After making this statement, Hurd then proceeded to assert three popular misconceptions about the United States’ involvement: the U.S. promotes religious freedom abroad, the return of attention to religion in international relations has fixed a long-standing problem and religious affiliation maps neatly onto peoples and nation-states and predicts political behavior.

“The reality is that the U.S. intervenes to align religion with American interests,” Hurd said.

She supported this claim with the examples of how U.S. Navy Chaplains were asked to give Koran lessons by radio to locals to counter the extremists’ lessons broadcast by the Taliban.

Similarly, a dispute about whether or not the U.S. could fund Mosque repair abroad, which it could, showed that the Constitution does not apply abroad and the government can show preference to whatever religion or establishment it so chooses. This also dispelled the popular argument that religious freedom abroad is a constitutional issue when it is entirely a foreign policy issue and led into the question, “Is it possible to have state-enforced religious freedom?”

To understand the question, Hurd defined three viewpoints on religion: “expert religion,” or religion as defined by self-proclaimed experts on the religion; “lived religion,” or religion as it is used on a dayto- day basis by its average practitioner; and “official,” or religion as it is enforced in law, either local or national.
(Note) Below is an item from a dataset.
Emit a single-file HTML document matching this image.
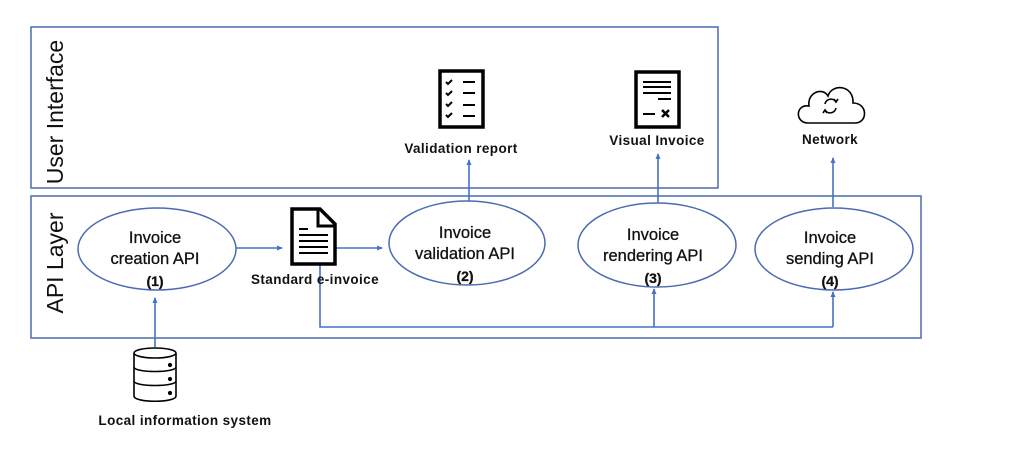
<!DOCTYPE html>
<html><head><meta charset="utf-8"><style>
body{margin:0;background:#fff;}
svg{display:block;font-family:"Liberation Sans",sans-serif;}
</style></head><body>
<svg width="1026" height="450" viewBox="0 0 1026 450" xmlns="http://www.w3.org/2000/svg">
<defs>
<marker id="ah" markerWidth="6" markerHeight="6" refX="5" refY="3" orient="auto" markerUnits="userSpaceOnUse">
<path d="M0,0.5 L6,3 L0,5.5 Z" fill="#4472c4"/></marker>
</defs>
<g fill="none" stroke="#4a6bb0" stroke-width="1.5">
<rect x="31" y="27" width="687" height="161"/>
<rect x="31" y="196" width="890" height="142"/>
<ellipse cx="157" cy="249" rx="79" ry="41"/>
<ellipse cx="467" cy="243" rx="78" ry="42"/>
<ellipse cx="657" cy="245" rx="79" ry="42"/>
<ellipse cx="834" cy="249" rx="79" ry="41"/>
</g>
<g fill="none" stroke="#4472c4" stroke-width="1.6">
<line x1="236" y1="248" x2="282" y2="248" marker-end="url(#ah)"/>
<line x1="336" y1="248" x2="382" y2="248" marker-end="url(#ah)"/>
<line x1="155" y1="347" x2="155" y2="298" marker-end="url(#ah)"/>
<polyline points="320,263 320,327 833,327"/>
<line x1="654" y1="327" x2="654" y2="289" marker-end="url(#ah)"/>
<line x1="833" y1="327" x2="833" y2="292" marker-end="url(#ah)"/>
<line x1="469" y1="201" x2="469" y2="160" marker-end="url(#ah)"/>
<line x1="658" y1="203" x2="658" y2="154" marker-end="url(#ah)"/>
<line x1="833" y1="207" x2="833" y2="158" marker-end="url(#ah)"/>
</g>
<text transform="translate(63,112) rotate(-90)" font-size="23" text-anchor="middle" fill="#111">User Interface</text>
<text transform="translate(63,263) rotate(-90)" font-size="23" text-anchor="middle" fill="#111">API Layer</text>
<g font-size="16.5" text-anchor="middle" fill="#111" stroke="#111" stroke-width="0.3">
<text x="155" y="243">Invoice</text><text x="155" y="264">creation API</text><text x="155" y="286" font-weight="bold" font-size="14">(1)</text>
<text x="465" y="238">Invoice</text><text x="465" y="259">validation API</text><text x="465" y="281" font-weight="bold" font-size="14">(2)</text>
<text x="653" y="240">Invoice</text><text x="653" y="261">rendering API</text><text x="653" y="283" font-weight="bold" font-size="14">(3)</text>
<text x="830" y="243">Invoice</text><text x="830" y="264">sending API</text><text x="830" y="286" font-weight="bold" font-size="14">(4)</text>
</g>
<g font-size="13.5" font-weight="bold" text-anchor="middle" fill="#111" letter-spacing="0.4">
<text x="315" y="284">Standard e-invoice</text>
<text x="461" y="153">Validation report</text>
<text x="657" y="145">Visual Invoice</text>
<text x="830" y="144">Network</text>
<text x="185" y="425">Local information system</text>
</g>
<g stroke="#000" fill="none">
<path d="M292,209 L320,209 L335,224 L335,264 L292,264 Z" stroke-width="3.5"/>
<path d="M318,209 L318,226 L335,226" stroke-width="3"/>
<g stroke-width="2"><line x1="299" y1="229" x2="308" y2="229"/><line x1="299" y1="235" x2="328" y2="235"/><line x1="299" y1="241" x2="328" y2="241"/><line x1="299" y1="247" x2="328" y2="247"/><line x1="299" y1="253" x2="328" y2="253"/></g>
</g>
<g stroke="#000" fill="none">
<rect x="440" y="71" width="43" height="56" stroke-width="3.5"/>
<g stroke-width="2"><path d="M446,82 l2,2 l4,-4"/><path d="M446,93 l2,2 l4,-4"/><path d="M446,104 l2,2 l4,-4"/><path d="M446,115 l2,2 l4,-4"/>
<line x1="463" y1="82" x2="475" y2="82"/><line x1="463" y1="93" x2="475" y2="93"/><line x1="463" y1="105" x2="475" y2="105"/><line x1="463" y1="116" x2="475" y2="116"/></g>
</g>
<g stroke="#000" fill="none">
<rect x="636" y="72" width="43" height="55" stroke-width="3.5"/>
<g stroke-width="2"><line x1="643" y1="82" x2="671" y2="82"/><line x1="643" y1="87" x2="671" y2="87"/><line x1="643" y1="93" x2="671" y2="93"/><line x1="658" y1="99" x2="671" y2="99"/><line x1="643" y1="114" x2="655" y2="114"/>
<path d="M662,110 l7,7 M669,110 l-7,7" stroke-width="2.5"/></g>
</g>
<g stroke="#000" fill="none" stroke-width="1.6">
<path d="M808,123 C795,123 795,104 809,106 C807,92 823,87 828,96 C832,83 854,85 853,103 C868,103 868,123 855,123 Z"/>
<path d="M825,104 a6,6 0 0 1 11,-2 M836,108 a6,6 0 0 1 -11,2"/>
<path d="M834,99 l2,3 l2,-3 M827,113 l-2,-3 l-2,3"/>
</g>
<g stroke="#000" fill="#fff" stroke-width="1.6">
<path d="M134,353 L134,396 C134,403 176,403 176,396 L176,353"/>
<ellipse cx="155" cy="353" rx="21" ry="5"/>
<path d="M134,367 C134,373 176,373 176,367" fill="none"/>
<path d="M134,381 C134,387 176,387 176,381" fill="none"/>
<circle cx="170" cy="365" r="1.3" fill="#000"/><circle cx="170" cy="379" r="1.3" fill="#000"/><circle cx="170" cy="393" r="1.3" fill="#000"/>
</g>
</svg>
</body></html>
In foreign policy, the United States, specifically the Office of Religious Freedom and State, often defers to expert religion.

This creates privilege for regions that have experts who align with U.S. foreign policy goals.

Hurd debunked the second misconception she stated about U.S. interventionism: that the return of attention to religion in international relations has fixed a long-standing problem. Hurd asserted that not only has religion never been ignored, but that the world stage simply followed a doctrine of secularism during the Cold War and the politicization of U.S.-friendly religions has induced more conflict.

Hurd noted that the secularism, or the foreign policy of non-religion, has been replaced by “Tony Blair’s two faces of fate,” or the philosophy that “good” religion should be restored to international affairs and “bad” religion should be reformed or eradicated. This creates the debate of who decides whether a religion is “good” or “bad”. The entity in question would be the State Department, or specifically, the aforementioned Office of Religious Freedom and State.

“And what exactly do these people [in the State Department] think they’re doing?” said Hurd to laughter before talking about how the involvement of the United States leads to the silencing of dissenting voices and the uplifting of smaller factions of pro -U.S. voices.

Hurd dismissed the last misconception, that religious affiliation predicts political behavior, as a colonial thought, explaining that the concept that European powers could interact with a unified “Muslim world,” when no such thing existed, is “utterly asinine.

All of these misconceptions and the U.S. meddling result in the politicization of religion, which Hurd claimed to be the true cause of the conflict that was often blamed on religion.

To Hurd, religion cannot be detached from local policies and cultures. She subsequently argued that religion does not directly cause violence and cannot be used to prevent violence.

“People want to make religious freedom better, but it is not possible because you cannot define religion, what is and is not a religion. When you define, you exclude.”